Member of the Mississippi State Senate from the 23rd district
- In office January 5, 1904 – January 7, 1908
- Preceded by: J. Lem Seawright
- Succeeded by: J. Lem Seawright

Personal details
- Born: December 14, 1867 Hazlewood, Mississippi
- Died: February 4, 1934 (aged 66) Starkville, Mississippi, U. S.
- Party: Democratic

= W. W. Magruder =

William Wailes Magruder (December 14, 1867 - February 4, 1934) was an American politician and lawyer. He represented the 23rd District in the Mississippi State Senate from 1904 to 1908.

== Early life ==
William Wailes Magruder was born on December 14, 1867, in Hazlewood, Mississippi. He was the son of Dr. Augustin Freeland Magruder and Julia (Abbey) Magruder. He was of Scottish descent. Magruder attended Yazoo City's primary schools. He entered the University of Mississippi in 1883 and stayed until 1885. Then, Magruder entered Mississippi A & M College. He graduated with a B. S. degree in 1887. Magruder then attended the University of Mississippi School of Law in 1894. He graduated with special distinction and a L. L. B. degree in June 1895.

== Career ==
Magruder began practicing law in Starkville, Mississippi, in 1895. He formed a law firm with T. B. Carroll in 1896. In 1898, he became the president of the Security State Bank. He also served as President of the Starkville public schools' Board of Trustees. He served on the County and District Democratic Executive committees. In 1903, Magruder ran to represent the 23rd District (Oktibbeha and Choctaw Counties) as a Democrat in the Mississippi State Senate for the 1904-1908 term.
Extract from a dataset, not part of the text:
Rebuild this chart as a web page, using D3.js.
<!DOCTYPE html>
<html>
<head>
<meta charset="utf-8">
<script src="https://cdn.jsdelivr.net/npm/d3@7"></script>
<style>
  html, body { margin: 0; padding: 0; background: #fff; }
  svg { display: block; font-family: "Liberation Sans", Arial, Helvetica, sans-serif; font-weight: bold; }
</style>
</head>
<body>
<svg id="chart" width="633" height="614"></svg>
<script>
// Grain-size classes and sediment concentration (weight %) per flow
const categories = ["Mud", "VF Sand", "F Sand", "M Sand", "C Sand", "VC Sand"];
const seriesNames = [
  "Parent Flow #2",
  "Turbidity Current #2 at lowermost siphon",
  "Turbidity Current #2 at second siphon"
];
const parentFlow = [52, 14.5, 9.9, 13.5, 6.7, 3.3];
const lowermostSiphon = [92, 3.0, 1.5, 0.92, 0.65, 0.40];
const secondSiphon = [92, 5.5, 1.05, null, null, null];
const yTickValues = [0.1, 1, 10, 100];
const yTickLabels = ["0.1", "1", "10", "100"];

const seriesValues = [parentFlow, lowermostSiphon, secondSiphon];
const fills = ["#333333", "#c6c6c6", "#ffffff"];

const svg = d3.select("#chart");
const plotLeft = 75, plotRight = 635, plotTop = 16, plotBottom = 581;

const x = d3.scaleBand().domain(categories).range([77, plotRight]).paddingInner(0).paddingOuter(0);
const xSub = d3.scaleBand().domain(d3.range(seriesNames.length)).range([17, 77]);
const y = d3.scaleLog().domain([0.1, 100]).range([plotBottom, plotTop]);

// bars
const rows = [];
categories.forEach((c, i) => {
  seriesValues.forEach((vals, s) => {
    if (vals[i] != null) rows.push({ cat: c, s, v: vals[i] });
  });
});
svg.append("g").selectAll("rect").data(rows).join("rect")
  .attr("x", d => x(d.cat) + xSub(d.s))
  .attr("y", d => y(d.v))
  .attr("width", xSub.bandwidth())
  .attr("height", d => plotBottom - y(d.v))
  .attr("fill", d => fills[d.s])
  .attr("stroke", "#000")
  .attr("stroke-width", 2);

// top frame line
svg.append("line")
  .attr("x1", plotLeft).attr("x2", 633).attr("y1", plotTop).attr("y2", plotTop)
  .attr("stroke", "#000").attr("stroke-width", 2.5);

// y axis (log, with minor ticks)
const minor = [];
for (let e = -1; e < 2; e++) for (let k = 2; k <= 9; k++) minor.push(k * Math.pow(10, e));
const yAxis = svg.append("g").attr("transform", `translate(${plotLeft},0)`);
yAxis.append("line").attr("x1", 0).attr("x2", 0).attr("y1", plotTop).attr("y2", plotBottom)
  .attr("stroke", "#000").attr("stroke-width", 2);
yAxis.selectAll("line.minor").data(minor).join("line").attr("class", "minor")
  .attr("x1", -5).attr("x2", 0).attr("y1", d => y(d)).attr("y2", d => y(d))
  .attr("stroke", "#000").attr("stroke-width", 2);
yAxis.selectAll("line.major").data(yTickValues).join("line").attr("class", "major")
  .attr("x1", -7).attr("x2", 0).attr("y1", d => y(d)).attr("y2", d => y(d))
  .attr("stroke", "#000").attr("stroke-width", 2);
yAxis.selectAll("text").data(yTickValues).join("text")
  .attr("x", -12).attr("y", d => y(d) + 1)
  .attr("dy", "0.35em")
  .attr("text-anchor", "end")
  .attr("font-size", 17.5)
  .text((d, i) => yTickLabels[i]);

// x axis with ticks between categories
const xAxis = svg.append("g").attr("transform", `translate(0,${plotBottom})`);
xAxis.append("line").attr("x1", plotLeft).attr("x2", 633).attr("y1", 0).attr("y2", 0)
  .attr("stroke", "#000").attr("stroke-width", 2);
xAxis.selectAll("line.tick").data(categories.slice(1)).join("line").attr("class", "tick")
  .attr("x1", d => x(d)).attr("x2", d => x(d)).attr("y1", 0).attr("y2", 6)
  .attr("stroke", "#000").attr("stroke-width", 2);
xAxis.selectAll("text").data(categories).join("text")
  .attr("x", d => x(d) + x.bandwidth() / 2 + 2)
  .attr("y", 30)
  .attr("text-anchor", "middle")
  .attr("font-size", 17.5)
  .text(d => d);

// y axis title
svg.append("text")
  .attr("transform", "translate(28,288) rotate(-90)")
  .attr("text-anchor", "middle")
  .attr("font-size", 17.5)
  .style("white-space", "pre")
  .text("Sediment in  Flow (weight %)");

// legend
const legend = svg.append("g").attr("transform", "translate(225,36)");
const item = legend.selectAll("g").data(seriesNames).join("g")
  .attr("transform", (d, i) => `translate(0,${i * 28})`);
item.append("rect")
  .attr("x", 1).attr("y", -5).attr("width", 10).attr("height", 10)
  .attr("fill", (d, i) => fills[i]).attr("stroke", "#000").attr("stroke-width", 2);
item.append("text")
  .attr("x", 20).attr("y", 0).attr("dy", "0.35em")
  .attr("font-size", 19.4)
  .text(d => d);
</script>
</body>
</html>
He won the general election on November 3, 1903. After his Senate term, Magruder continued practicing law.

By 1918, he had a law firm with B. M. Walker Jr. and L. L. Martin. In April 1918, Magruder announced his candidacy to succeed E. S. Candler for Mississippi's 1st Congressional District. In June 1920, he announced his candidacy for the same district. Magruder was elected district court judge in 1934.
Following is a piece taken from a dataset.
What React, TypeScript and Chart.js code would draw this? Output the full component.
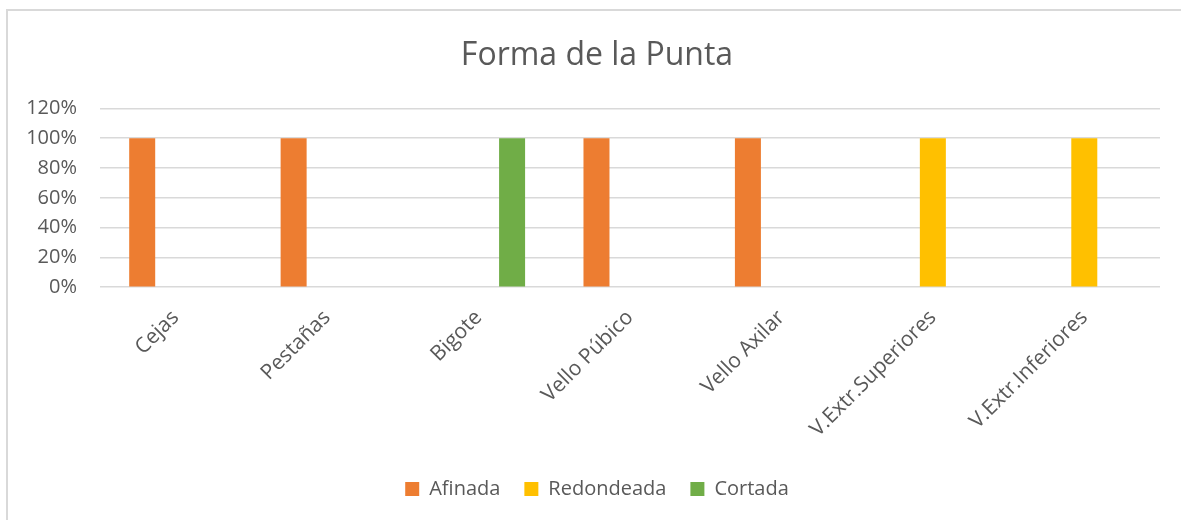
import React, { useEffect, useRef } from "react";
import { Chart, registerables } from "chart.js";

Chart.register(...registerables);

const categories = [
  "Cejas",
  "Pestañas",
  "Bigote",
  "Vello Púbico",
  "Vello Axilar",
  "V.Extr.Superiores",
  "V.Extr.Inferiores",
];
const afinada = [100, 100, 0, 100, 100, 0, 0];
const redondeada = [0, 0, 0, 0, 0, 100, 100];
const cortada = [0, 0, 100, 0, 0, 0, 0];

const FONT = "'Open Sans', 'DejaVu Sans', sans-serif";
const TEXT = "#595959";

export default function App() {
  const ref = useRef<HTMLCanvasElement | null>(null);
  useEffect(() => {
    if (!ref.current) return;
    const chart = new Chart(ref.current, {
      type: "bar",
      data: {
        labels: categories,
        datasets: [
          { label: "Afinada", data: afinada, backgroundColor: "#ED7D31" },
          { label: "Redondeada", data: redondeada, backgroundColor: "#FFC000" },
          { label: "Cortada", data: cortada, backgroundColor: "#70AD47" },
        ],
      },
      options: {
        animation: false,
        responsive: false,
        maintainAspectRatio: false,
        layout: { padding: { left: 0, right: 0, top: 37, bottom: 11 } },
        datasets: {
          bar: { categoryPercentage: 0.664, barPercentage: 0.776 },
        },
        plugins: {
          tooltip: { enabled: false },
          title: {
            display: true,
            text: "Forma de la Punta",
            color: TEXT,
            font: { family: FONT, size: 32, weight: "normal" },
            padding: { top: 0, bottom: 33 },
          },
          legend: {
            position: "bottom",
            labels: {
              color: TEXT,
              font: { family: FONT, size: 20 },
              boxWidth: 14,
              boxHeight: 14,
              padding: 24,
            },
          },
        },
        scales: {
          x: {
            grid: { display: false, drawTicks: false },
            border: { display: false },
            ticks: {
              color: TEXT,
              font: { family: FONT, size: 21 },
              minRotation: 45,
              maxRotation: 45,
              padding: 18,
              autoSkip: false,
            },
            afterFit: (s: any) => {
              s.height = s.height - 5;
            },
          },
          y: {
            min: 0,
            max: 120,
            grid: { color: "#d9d9d9", lineWidth: 1.5, drawTicks: false },
            border: { display: false },
            ticks: {
              stepSize: 20,
              color: TEXT,
              font: { family: FONT, size: 20 },
              padding: 23,
              callback: (v: any) => `${v}%`,
            },
            afterFit: (s: any) => {
              s.width = 100;
            },
          },
          spacer: {
            type: "linear",
            position: "right",
            display: true,
            grid: { display: false, drawTicks: false },
            border: { display: false },
            ticks: { display: false },
            afterFit: (s: any) => {
              s.width = 34;
            },
          },
        },
      },
    });
    return () => chart.destroy();
  }, []);
  return (
    <div>
      <div
        style={{
          position: "fixed",
          left: 0,
          top: 0,
          width: 1181,
          height: 520,
          overflow: "hidden",
          background: "#fff",
        }}
      >
        <canvas ref={ref} width={1194} height={520} style={{ display: "block" }} />
      </div>
      <div
        style={{
          position: "fixed",
          left: 6,
          top: 9,
          width: 1300,
          height: 600,
          borderLeft: "2px solid #d9d9d9",
          borderTop: "2px solid #d9d9d9",
          pointerEvents: "none",
        }}
      />
    </div>
  );
}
Magruder died at his home in Starkville after a two-week illness on February 4, 1937.

== Personal life ==
Magruder was a member of the Methodist Church, where he was a steward. He was also a member of the Knights of Pythias. Magruder married Clemmie A. Henry on May 29, 1888, in Starkville. They had three children: William Wailes, Robert Henry, and Augustin Freeland.